A concept that sounds like a movie plot has become a reality. “A lot of times when I tell people that NASA is actually doing this mission, they kind of don’t believe it at first, maybe because it has been the thing of movies,” says Nancy Chabot, a planetary scientist at the Johns Hopkins University Applied Physics Laboratory. The DART spacecraft, short for Double Asteroid Redirection Test, was lifted from Vandenberg Space Force Base atop a SpaceX Falcon 9 rocket. The golf-cart-size spacecraft will travel to an asteroid that’s more than 6 million miles away and will ram into it. Scientists will then watch to see how the asteroid’s trajectory changes.

The asteroid that is being targeted by DART is not a threat to the planet now, and Chabot says that the mission won’t make it one either. “There is absolutely no way that the DART test is a threat to the Earth,” she says.
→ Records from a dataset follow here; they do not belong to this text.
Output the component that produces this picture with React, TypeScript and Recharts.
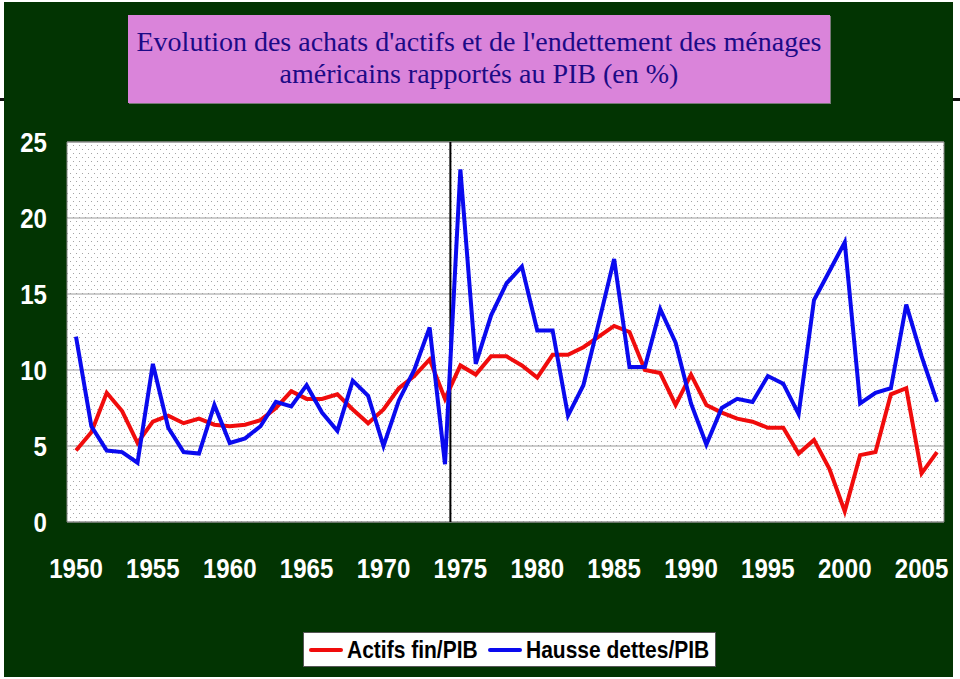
import React from "react";
import {
  LineChart,
  Line,
  XAxis,
  YAxis,
  CartesianGrid,
  ReferenceLine,
  ReferenceArea,
} from "recharts";

const years = [
  1950, 1951, 1952, 1953, 1954, 1955, 1956, 1957, 1958, 1959,
  1960, 1961, 1962, 1963, 1964, 1965, 1966, 1967, 1968, 1969,
  1970, 1971, 1972, 1973, 1974, 1975, 1976, 1977, 1978, 1979,
  1980, 1981, 1982, 1983, 1984, 1985, 1986, 1987, 1988, 1989,
  1990, 1991, 1992, 1993, 1994, 1995, 1996, 1997, 1998, 1999,
  2000, 2001, 2002, 2003, 2004, 2005, 2006,
];

// Actifs fin/PIB
const actifs = [
  4.7, 5.9, 8.5, 7.3, 5.2, 6.6, 7.0, 6.5, 6.8, 6.4,
  6.3, 6.4, 6.7, 7.5, 8.6, 8.1, 8.1, 8.4, 7.4, 6.5,
  7.4, 8.8, 9.6, 10.7, 8.1, 10.3, 9.7, 10.9, 10.9, 10.3,
  9.5, 11.0, 11.0, 11.5, 12.2, 12.9, 12.5, 10.0, 9.8, 7.7,
  9.7, 7.7, 7.2, 6.8, 6.6, 6.2, 6.2, 4.5, 5.4, 3.5,
  0.7, 4.4, 4.6, 8.4, 8.8, 3.2, 4.6,
];

// Hausse dettes/PIB
const dettes = [
  12.2, 6.3, 4.7, 4.6, 3.9, 10.4, 6.2, 4.6, 4.5, 7.7,
  5.2, 5.5, 6.3, 7.9, 7.6, 9.0, 7.2, 6.0, 9.3, 8.3,
  5.0, 8.0, 10.0, 12.8, 3.8, 23.2, 10.4, 13.6, 15.7, 16.8,
  12.6, 12.6, 7.0, 9.0, 13.1, 17.3, 10.2, 10.2, 14.0, 11.8,
  7.8, 5.1, 7.5, 8.1, 7.9, 9.6, 9.1, 7.1, 14.6, 16.5,
  18.4, 7.8, 8.5, 8.8, 14.3, 10.9, 7.9,
];

const xTicks = [1950, 1955, 1960, 1965, 1970, 1975, 1980, 1985, 1990, 1995, 2000, 2005];
const yTicks = [0, 5, 10, 15, 20, 25];
const breakYear = 1974.35;

const data = years.map((year, i) => ({
  year,
  actifs: actifs[i],
  dettes: dettes[i],
}));

const GREEN = "#023402";
const RED = "#f00c0c";
const BLUE = "#0a0aee";
const SANS = "'Liberation Sans', Arial, sans-serif";

// condensed tick text (the original uses a narrow face)
function XTick(props: any) {
  const { x, y, payload } = props;
  return (
    <g transform={`translate(${x},${y})`}>
      <text
        transform="scale(0.86,1)"
        textAnchor="middle"
        dy="0.71em"
        fill="#fff"
        fontSize={28}
        fontWeight="bold"
        fontFamily={SANS}
      >
        {payload.value}
      </text>
    </g>
  );
}

function YTick(props: any) {
  const { x, y, payload } = props;
  return (
    <g transform={`translate(${x},${y})`}>
      <text
        transform="scale(0.86,1)"
        textAnchor="end"
        dy="0.355em"
        fill="#fff"
        fontSize={28}
        fontWeight="bold"
        fontFamily={SANS}
      >
        {payload.value}
      </text>
    </g>
  );
}

function LegendBox() {
  const items = [
    { label: "Actifs fin/PIB", color: RED, gap: 11 },
    { label: "Hausse dettes/PIB", color: BLUE, gap: 0 },
  ];
  return (
    <div
      style={{
        position: "absolute",
        left: 303,
        top: 632,
        width: 413,
        height: 35,
        boxSizing: "border-box",
        display: "flex",
        alignItems: "center",
        background: "#fff",
        border: "1px solid #555",
        paddingLeft: 5,
        fontFamily: SANS,
        fontWeight: "bold",
        fontSize: 24,
        color: "#000",
        whiteSpace: "nowrap",
      }}
    >
      {items.map((it) => (
        <span key={it.label} style={{ display: "flex", alignItems: "center", marginRight: it.gap }}>
          <span
            style={{
              display: "inline-block",
              width: 34,
              height: 4,
              borderRadius: 2,
              background: it.color,
              marginRight: 4,
            }}
          />
          <span
            style={{
              display: "inline-block",
              transform: "scaleX(0.875)",
              transformOrigin: "left center",
              width: it.label.length > 15 ? 183 : 130,
            }}
          >
            {it.label}
          </span>
        </span>
      ))}
    </div>
  );
}

export default function App() {
  return (
    <div
      style={{
        position: "absolute",
        left: 0,
        top: 0,
        width: 960,
        height: 679,
        background: "#fff",
        overflow: "hidden",
      }}
    >
      <svg width={0} height={0} style={{ position: "absolute" }}>
        <defs>
          <pattern id="dots" width={6} height={8} patternUnits="userSpaceOnUse">
            <rect width={6} height={8} fill="#fff" />
            <rect x={1} y={1} width={1} height={1} fill="#a4a4a4" />
            <rect x={4} y={5} width={1} height={1} fill="#a4a4a4" />
          </pattern>
        </defs>
      </svg>

      {/* black rule behind the green panel */}
      <div style={{ position: "absolute", left: 0, top: 98, width: 960, height: 3, background: "#111" }} />
      <div style={{ position: "absolute", left: 4, top: 2, width: 949, height: 675, background: GREEN }} />

      {/* title box */}
      <div
        style={{
          position: "absolute",
          left: 128,
          top: 15,
          width: 702,
          height: 88,
          background: "#da84da",
          boxShadow: "1px 1px 0 #777",
          color: "#1c0a86",
          fontFamily: "'Liberation Serif', 'Times New Roman', serif",
          fontSize: 28,
          lineHeight: "32px",
          textAlign: "center",
          paddingTop: 11,
          boxSizing: "border-box",
          whiteSpace: "nowrap",
        }}
      >
        Evolution des achats d'actifs et de l'endettement des ménages
        <br />
        américains rapportés au PIB (en %)
      </div>

      <div style={{ position: "absolute", left: 0, top: 0 }}>
        <LineChart
          width={960}
          height={679}
          data={data}
          margin={{ top: 142, right: 16, bottom: 97, left: 0 }}
        >
          <CartesianGrid
            vertical={false}
            stroke="#9a9a9a"
            strokeWidth={1}
            fill="url(#dots)"
            fillOpacity={1}
          />
          <XAxis
            dataKey="year"
            type="number"
            domain={[1949.415, 2006.455]}
            ticks={xTicks}
            axisLine={false}
            tickLine={false}
            tickSize={0}
            tickMargin={36}
            height={60}
            interval={0}
            tick={<XTick />}
          />
          <YAxis
            domain={[0, 25]}
            ticks={yTicks}
            axisLine={false}
            tickLine={false}
            tickSize={0}
            tickMargin={20}
            width={67}
            interval={0}
            tick={<YTick />}
          />
          <ReferenceArea
            x1={1949.415}
            x2={2006.455}
            y1={0}
            y2={25}
            fill="none"
            stroke="#8a8a8a"
            strokeWidth={1}
            ifOverflow="visible"
          />
          <ReferenceLine x={breakYear} stroke="#000" strokeWidth={2} />
          <Line
            type="linear"
            dataKey="actifs"
            name="Actifs fin/PIB"
            stroke={RED}
            strokeWidth={4}
            dot={false}
            isAnimationActive={false}
          />
          <Line
            type="linear"
            dataKey="dettes"
            name="Hausse dettes/PIB"
            stroke={BLUE}
            strokeWidth={4}
            dot={false}
            isAnimationActive={false}
          />
        </LineChart>
      </div>

      <LegendBox />
    </div>
  );
}
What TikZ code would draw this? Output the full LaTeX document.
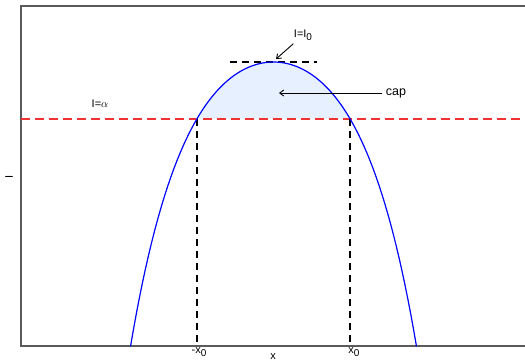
\documentclass[tikz,border=0pt]{standalone}
\usepackage{fontspec}
\setmainfont{Liberation Sans}
\usepackage{tikz}
\usetikzlibrary{arrows.meta,positioning}
\definecolor{capblue}{RGB}{230,240,255}
\definecolor{axisgray}{RGB}{90,90,90}
\definecolor{alphared}{RGB}{240,50,50}
\newcommand{\lowzero}{\raisebox{-0.45ex}{\fontsize{10}{10}\selectfont 0}}

\begin{document}
\begin{tikzpicture}[x=1pt,y=-1pt,font=\fontsize{11}{13}\selectfont,
        frame/.style={draw=axisgray,line width=1.4pt},
        guide/.style={draw=black,dash pattern=on 7pt off 5pt,line width=1.1pt},
        alphaline/.style={color=alphared,dash pattern=on 9pt off 5pt,line width=1.1pt},
        pointer/.style={-{Straight Barb[length=4pt,width=6pt]},line width=0.9pt}]
      \useasboundingbox (0,0) rectangle (525,362);
      % cap area under the curve
      \fill[capblue] plot[domain=-76.5:76.5,samples=60]
        ({273.5+\x},{62+52.5*(cosh(0.0178*\x)-1)}) -- cycle;
      % axes box
      \draw[frame] (525,6) -- (21,6) -- (21,346) -- (525,346);
      % reference lines
      \coordinate (la) at (21,119);
      \coordinate (ra) at (525,119);
      \draw[alphaline] (la) -- (ra);
      \coordinate (tl) at (230,62);
      \coordinate (tr) at (317,62);
      \draw[guide] (tl) -- (tr);
      \coordinate (mx) at (197,119);
      \coordinate (mxb) at (197,346);
      \coordinate (px) at (350,119);
      \coordinate (pxb) at (350,346);
      \draw[guide] (mx) -- (mxb);
      \draw[guide] (px) -- (pxb);
      % the curve
      \draw[blue,line width=1.2pt] plot[domain=-143:143,samples=100]
        ({273.5+\x},{62+52.5*(cosh(0.0178*\x)-1)});
      % labels
      \node (ylab) [rotate=90] at (9,177) {I};
      \node (xlab) at (273,357) {x};
      \node (mxl) at (199,352) {-x\lowzero};
      \node (pxl) at (354,352) {x\lowzero};
      \node (alab) at (100,104) {I=$\alpha$};
      \node (lzero) at (303,35) {I=I\lowzero};
      \node (capl) [font=\fontsize{12.5}{14}\selectfont] at (396,93) {cap};
      \coordinate (apex) at (276,59);
      \coordinate (capin) at (279,93);
      \draw[pointer] (lzero.south west) ++(3,0) -- (apex);
      \draw[pointer] (capl.west) -- (capin);
    \end{tikzpicture}
\end{document}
The spacecraft will travel towards an asteroid called Didymos, which is about 2,500 feet across. Didymos is orbited by a smaller asteroid called Dimorphos, which is about 525 feet across and is the main target. The spacecraft will orient itself by aiming for the larger asteroid and will then detect and switch to the smaller asteroid in the final hour of its course. If all goes well, the spacecraft will slam head-on into Dimorphos in September 2022.

The test isn’t meant to destroy the asteroid, its meant to alter its course. “This isn’t going to destroy the asteroid. It’s just going to give it a small nudge,” Chabot says. Dimorphos completes one orbit of Didymos every 11 hours, 55 minutes. DART’s goal is to crash into Dimorphos to slow it down and cause it to fall closer toward Didymos, which will shave off 10 minutes off its orbit. The change in the orbital period will be measured by telescopes on Earth and minimum change for the mission to be considered a success is 73 seconds. According to NASA, this is just the beginning of many planetary defense efforts.

In 2024 the European Space Agency is expected to launch a mission that will travel to the two asteroids to observe the crater on Dimorphos and determine the mass of the asteroid. The results will help NASA and other space agencies understand the possibilities of a “kinetic impact deflection” approach if an asteroid heads towards Earth in the future. After this test, NASA wants to try out other asteroid deflection techniques like the so called “gravity tractor” approach, which involves stationing a spacecraft near an asteroid to apply a small tug of gravity.